Earlier this month, the University of Nottingham announced that it was considering cutting up to 48 courses from its programme, encompassing 15 subject areas. The reason given for this decision was the courses no longer being “financially viable” for the university. A look over the subject areas highlighted for the ban vary widely, from food science to children’s and mental health nursing. It seems like nothing is safe. However, among these courses destined for the chop, one stands out as particularly tragic.
Modern Languages education is a subject area with a particularly raw deal in the UK. I remember primary school French, led by the well-meaning but bizarrely non-francophone Miss Burns. Every two weeks, our gaggle of 10-to-11-year-olds was herded into a glorified storage cabinet beneath the stairs in the maths department and given worksheets matching grainy black and white photos of foodstuffs with their French translation. “Poisson…”, I remember our unfortunate teacher reading aloud, “I guess it’s poison if you don’t cook the fish well enough”. Secondary school, while it offered teachers capable of speaking the languages they taught, brought its own problems. The first three years were particularly ineffective, with teachers spending three-quarters of each lesson persuading the class to remain seated before embarking on the herculean task of getting 30 hyperactive 14-year-olds to grasp the concept of verb conjugations.
Out of a year group of 150 pupils, I was one of three who continued languages to a university level. I (perhaps unwisely) placed my total faith in the system and am now able to speak reasonably fluent Spanish, along with passable German and Arabic.
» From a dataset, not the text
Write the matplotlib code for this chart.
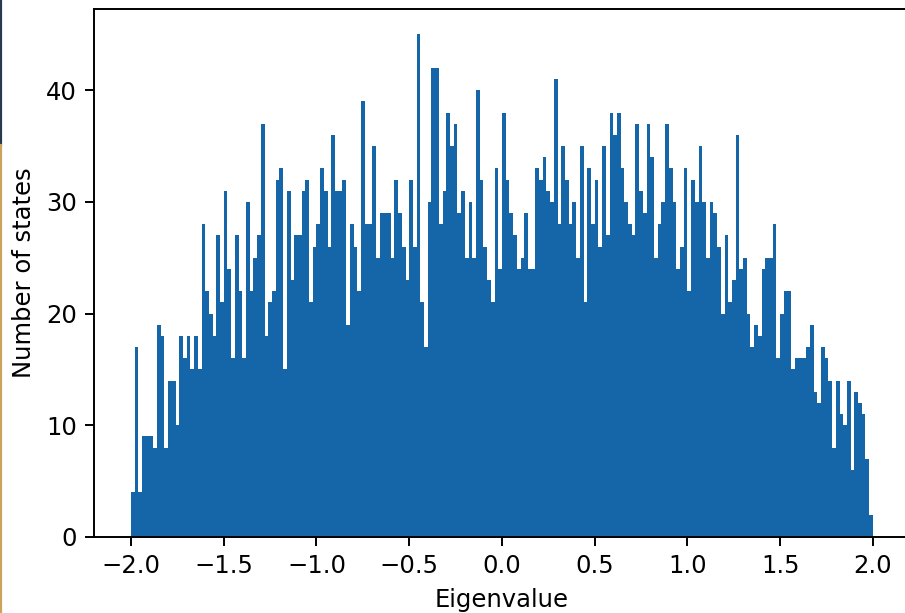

The opportunities I have been offered as a result of my dogged refusal to give up have been numerous, with a year and a half living, studying, and working in North Africa and South America having been invaluable to my personal and professional enrichment. However, I can’t help but mourn the benefits which could be achieved if the UK allowed for more of its children to experience the opportunities which I have been afforded.
This is not where I am going to list my opinions on Brexit. Lord knows that there’s plenty of it going around. The specific relevance of Brexit to this trend, however, stems from the opportunities which are being squandered by those who insist on languages as an afterthought in the British education system. An oft-repeated talking point in the leadup to and aftermath of the fateful referendum was that a UK released from the shackles of free movement and trade obligations would be free to make connections with whomever it liked. “Singapore-on-Thames” became the accepted moniker for a hypothetical UK which, like the alluded-to South Asian City State, would define itself based on being a mediation hub for the great economies of the World around it. However, anyone who promoted such an idea seems to have a very faint idea of how Singapore achieved this unlikely success.
Rather than promoting a nationwide effort to reach out to the diverse parts of the world with which an untethered United Kingdom would be able to make new connections, the realities of Post-Brexit trading seemed to be focussed on our fellow English-speaking nations. Even among those who favour a new global trade alliance, Canzuk (Canada, Australia, UK and New Zealand) seems to be the most popular proposal. As a result of having had an Empire defined by long, ambitious ocean voyages of organised theft, those nations which share our language lie rather far from our reach. Even the United States, which seemed all those years ago to be our failsafe backstop against economic irrelevance, has plummeted in its international esteem as a bastion of global stability and economic prosperity. It seems that by the time we hopped the fence, the greener grass was already dead.
What, then, is to be done? We are sitting on the sidelines of the global stage like a teenager who made no effort before a school dance, alone because he assumed that all the pretty girls would come to him. The lesson of our situation is that if we want to become the World’s free agent we will have to play the field, and the way we do that is speak to the World on its own terms. While the government puts all of its eggs in the basket of Artificial Intelligence and an imagined past of being a titan of global industry, it forgets that a nation is really no more than the sum of its people. By allowing for the population to become more internationally aware and globally mobile, the enrichment of language education would be a step towards the realisation of this potential. If us Brits are good at anything, it’s talking our way out of a sticky situation. Perhaps it’s time to do it in a way that other people can understand.